For instance, ab-ba-4a-b-a is a valid id.
I wrote this query
"query":
{
"regexp":
{
"id":
{
"value": ".*-.*-4.*-.*-.*"
}
}
}
It gets no hits. What's wrong with this? I can see many ids of this form.
Upvotes: 0
Views: 28
Reputation: 8860
If the id
field is of type keyword
the regexp should be working fine.
However if it is of type text
, notice how elasticsearch stores the token internally.
POST /_analyze
{
"text": "abc-abc-4bc-abc-abc",
"analyzer": "standard"
}
{
"tokens" : [
{
"token" : "abc",
"start_offset" : 0,
"end_offset" : 3,
"type" : "<ALPHANUM>",
"position" : 0
},
{
"token" : "abc",
"start_offset" : 4,
"end_offset" : 7,
"type" : "<ALPHANUM>",
"position" : 1
},
{
"token" : "4bc",
"start_offset" : 8,
"end_offset" : 11,
"type" : "<ALPHANUM>",
"position" : 2
},
{
"token" : "abc",
"start_offset" : 12,
"end_offset" : 15,
"type" : "<ALPHANUM>",
"position" : 3
},
{
"token" : "abc",
"start_offset" : 16,
"end_offset" : 19,
"type" : "<ALPHANUM>",
"position" : 4
}
]
}
Notice that it breaks down the token abc-abc-4abc-abc-abc
into 5 strings. Take a look at what Analysis and Analyzers are and how they are only applied on text
fields.
However, keyword datatype has been created only for the cases where you do not want your text to be analyzed (i.e. broken into tokens and stored in inverted indexes) and stores the string value as it is internally.
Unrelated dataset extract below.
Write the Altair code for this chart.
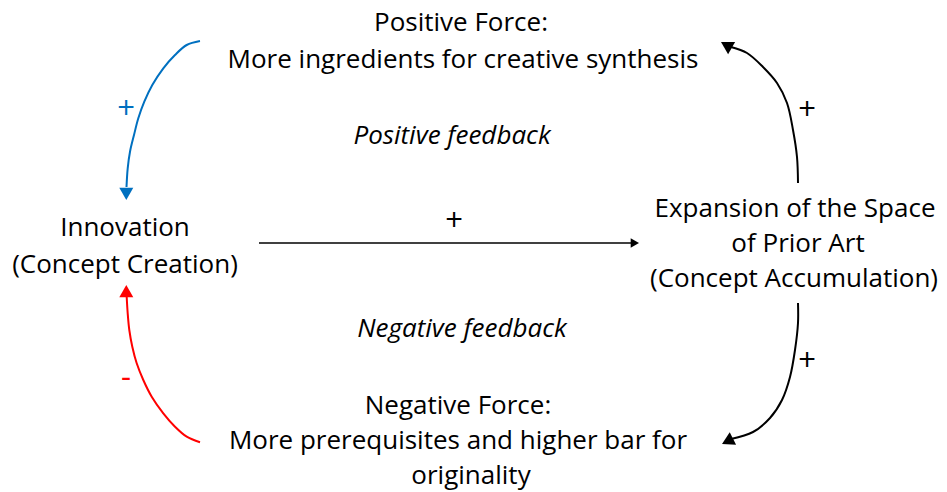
import altair as alt
import pandas as pd

# ---- curve points (page pixel coordinates) ----
blue_x = [200, 186.7, 175, 163.3, 152.3, 144.3, 138.3, 134, 130, 127.7, 126.5]
blue_y = [41, 45, 55, 68.3, 85, 101.7, 118.3, 135, 151.7, 168.3, 187]
red_x = [200, 186.7, 175, 163.3, 151.7, 143.3, 136.7, 132.3, 129.3, 127.7, 126.7]
red_y = [442.3, 436.7, 426.7, 413.3, 396.7, 380, 363.3, 346.7, 330, 313.3, 297]
up_x = [798, 797, 793, 787, 777, 763, 747, 731]
up_y = [183, 157, 130, 103, 83, 67, 53, 47]
down_x = [798, 798, 795, 790, 782, 770, 753, 731]
down_y = [303, 323, 350, 377, 400, 418, 432, 439]
horiz_x = [259, 632]
horiz_y = [243, 243]

# arrowheads: tip position, direction (deg, clockwise from up), colour, size
head_x = [126.3, 126.3, 721, 722, 639]
head_y = [200, 285, 42, 444, 243]
head_angle = [180, 0, 300, 243, 90]
head_color = ["#0070C0", "#FF0000", "#000000", "#000000", "#000000"]
head_size = [196, 196, 196, 196, 90]

# labels
label_text = ["Positive Force:", "More ingredients for creative synthesis",
              "Innovation", "(Concept Creation)",
              "Expansion of the Space", "of Prior Art", "(Concept Accumulation)",
              "Negative Force:", "More prerequisites and higher bar for", "originality"]
label_x = [461, 463, 125, 125, 795, 798, 794, 458, 458, 471]
label_y = [31, 68, 236, 273, 217, 252, 287, 414, 449, 484]

feedback_text = ["Positive feedback", "Negative feedback"]
feedback_x = [452, 462]
feedback_y = [144, 337]

sign_text = ["+", "-", "+", "+", "+"]
sign_x = [126, 126, 807, 807, 454]
sign_y = [110, 378, 111, 362, 222]
sign_color = ["#0070C0", "#FF0000", "#000000", "#000000", "#000000"]

# ---- tables ----
rows = []
for name, xs, ys, col, w in [("blue", blue_x, blue_y, "#0070C0", 2),
                             ("red", red_x, red_y, "#FF0000", 2),
                             ("up", up_x, up_y, "#000000", 2),
                             ("down", down_x, down_y, "#000000", 2),
                             ("horiz", horiz_x, horiz_y, "#000000", 1.6)]:
    for i, (xv, yv) in enumerate(zip(xs, ys)):
        rows.append({"curve": name, "seq": i, "x": xv, "y": yv, "color": col, "w": w})
lines_df = pd.DataFrame(rows)

heads_df = pd.DataFrame({"x": head_x, "y": head_y, "angle": head_angle,
                         "color": head_color, "size": head_size})
labels_df = pd.DataFrame({"text": label_text, "x": label_x, "y": label_y})
fb_df = pd.DataFrame({"text": feedback_text, "x": feedback_x, "y": feedback_y})
signs_df = pd.DataFrame({"text": sign_text, "x": sign_x, "y": sign_y, "color": sign_color})

X = alt.X("x:Q", scale=alt.Scale(domain=[8, 939], nice=False, zero=False), axis=None)
Y = alt.Y("y:Q", scale=alt.Scale(domain=[8, 492], nice=False, zero=False, reverse=True), axis=None)

FONT = "Open Sans"
FS = 26

lines = alt.Chart(lines_df).mark_line(interpolate="catmull-rom").encode(
    x=X, y=Y, detail="curve:N", order="seq:Q",
    color=alt.Color("color:N", scale=None),
    strokeWidth=alt.StrokeWidth("w:Q", scale=None),
)

heads = alt.Chart(heads_df).mark_point(
    filled=True, opacity=1, shape="M0,0L1,1.75L-1,1.75Z"
).encode(
    x=X, y=Y,
    angle=alt.Angle("angle:Q", scale=None),
    color=alt.Color("color:N", scale=None),
    size=alt.Size("size:Q", scale=None),
)

labels = alt.Chart(labels_df).mark_text(
    font=FONT, fontSize=FS, align="center", baseline="alphabetic", color="#000000"
).encode(x=X, y=Y, text="text:N")

fb = alt.Chart(fb_df).mark_text(
    font=FONT, fontSize=FS, fontStyle="italic", align="center", baseline="alphabetic",
    color="#000000"
).encode(x=X, y=Y, text="text:N")

signs = alt.Chart(signs_df).mark_text(
    font=FONT, fontSize=31, align="center", baseline="middle"
).encode(x=X, y=Y, text="text:N", color=alt.Color("color:N", scale=None))

chart = alt.layer(lines, heads, labels, fb, signs).properties(
    width=931, height=484, padding=0, autosize=alt.AutoSizeParams(type="none")
).configure_view(stroke=None)

chart.save("out.html", embed_options={"renderer": "svg", "actions": False})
Now just in case if your mapping is dynamic, ES by default creates two different fields for string values. a text and its keyword sibling, something like below:
{
"mappings" : {
"properties" : {
"id" : {
"type" : "text",
"fields" : {
"keyword" : {
"type" : "keyword",
"ignore_above" : 256
}
}
}
}
}
}
In that case, just apply the query you have on id.keyword
field.
POST <your_index_name>/_search
{
"query": {
"regexp": {
"id.keyword": ".*-.*-4.*-.*-.*"
}
}
}
Hope that helps!
Upvotes: 1